Más allá del espanto y de la ignorancia que me atravesaron, me conmueve vivir la colaboración, las cualidades humanas de toda una población sin importar su edad, su nivel socioeconómico o su nacionalidad uniendo fuerza para sobrepasar un nuevo reto. Resiliencia, fraternidad, optimismo, energía y solidaridad se respiran en cada cruce de la Ciudad de México. Centros de acopio, brigadas de apoyo, donación en bancos de sangre. Un movimiento civil juvenil impresionante está llenando las calles de una esperanza potente. Todas y todos ya estamos pensando en la reconstrucción. En el presente para el futuro. Dar lo que podemos. Donar de lo nuestro. Con este tipo de experiencias nos damos cuenta quienes somos y de lo que estamos hechos”.

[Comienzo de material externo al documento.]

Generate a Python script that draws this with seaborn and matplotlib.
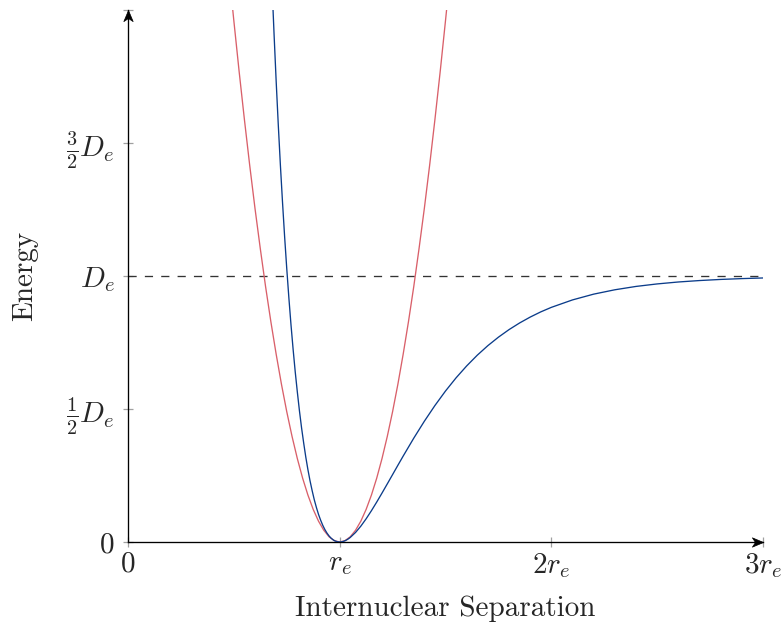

Aurélien nació en Francia, estudió en París, en la universidad que yo hubiera soñado estudiar y hoy somos amigos. Hoy somos casi familia porque no cuenta la sangre, sino el corazón y por ello quiero ceder el cierre de esta columna a él, a sus palabras:
“El día que yo decidí quedarme en México, lo hice por la calidad humana de su gente y por su enseñanza de vida cotidiana. En Francia no nos enseñan a enfrentar este tipo de desastres y mi país está viviendo una crisis social de fraternidad. En México uno nunca está solo. Hoy, con respeto, humildad y admiración me sumo al compromiso y al apoyo resiliente. Hoy estoy seguro que los residentes extranjeros nos sentimos también mexicanos y gritamos. ¡Fuerza México!”